Great summary Steve Loughran. I think being backward-compatible with existing configs and URIs in production is important. These all seem reasonable, but URI compatibility seems to point to option A for me (if we want to keep it simple). The annoying thing is that these are hard to change if we decide we want a different option. Which option are you leaning towards?
Option A per-bucket config.
Lets you define everything for a bucket.
s3a://olap2/data/2017 : s3a URL s3a://olap2/data/2017, with config set fs.s3a.bucket.olap2 in configuration
s3a://landsat : s3a URL s3a://landsat, with config set fs.s3a.landsat for anonymous credentials and no dynamo
To avoid key space conflicts I'd suggest a prefix of fs.s3a.bucket.<bucket-name> instead of fs.s3a.<bucket-name>. Just in case someone has an s3 bucket named "endpoint", they'd use fs.s3a.bucket.endpoint.* instead of conflicting with fs.s3a.endpoint, etc..
This option seems pretty straightforward.

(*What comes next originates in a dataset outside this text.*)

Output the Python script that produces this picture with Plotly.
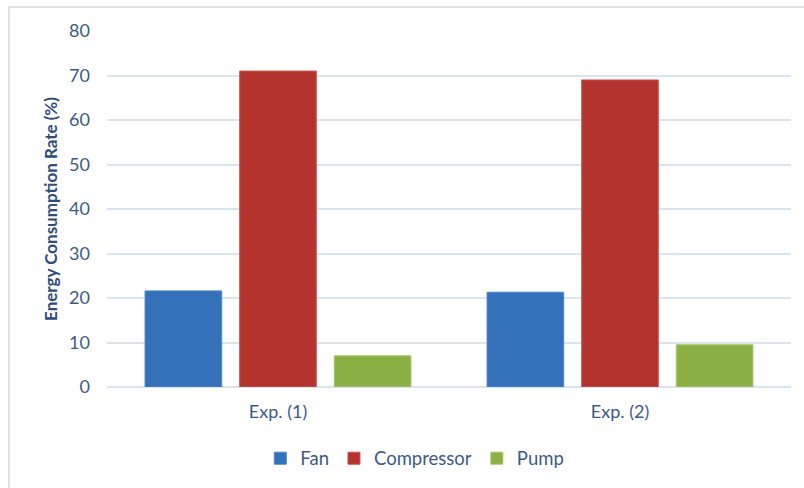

Should be backward compatible as it requires no changes to URIs and existing default or "all bucket" config keys continue to work the same. For grabbing config values in S3A, we'd call some per-bucket Configuration wrapper that looks for the fs.s3a.bucket.<bucket-name>.* key first, and if not, returns whatever is in the non-bucket-specific config.
Option B config via domain name in URL
This is what swift does: you define a domain, with the domain defining everything.
s3a://olap2.dynamo/data/2017 with config sett fs.s3a.binding.dynamo
s3a://landsat.anon with config set fs.s3a.binding.anon for anonymous credentials and no dynamo
As you mention, my desire for URI backward-compatibility implies we need an additional way to map a bucket to a domain, e.g. fs.s3a.domain.bucket.my-bucket=my-domain. Seems a bit too complex. This buys us the ability to share a config over some set of buckets.
Also, does this break folks who use FQDN bucket names?
Option C Config via user:pass property in URL
This is a bit like Azure, where the FQDN defines the binding, and the username defines the bucket. Here I'm proposing the ability to define a new user which declares the binding info.
s3a://dynamo@olap2/data/2017 : s3a URL s3a://olap2/data/2017, with config set fs.s3a.binding.dynamo
s3a://anon@landsat : s3a URL s3a://landsat, with config set fs.s3a.binding.anon for anonymous credentials.
Seems reasonable but the need to change URIs is unfortunate.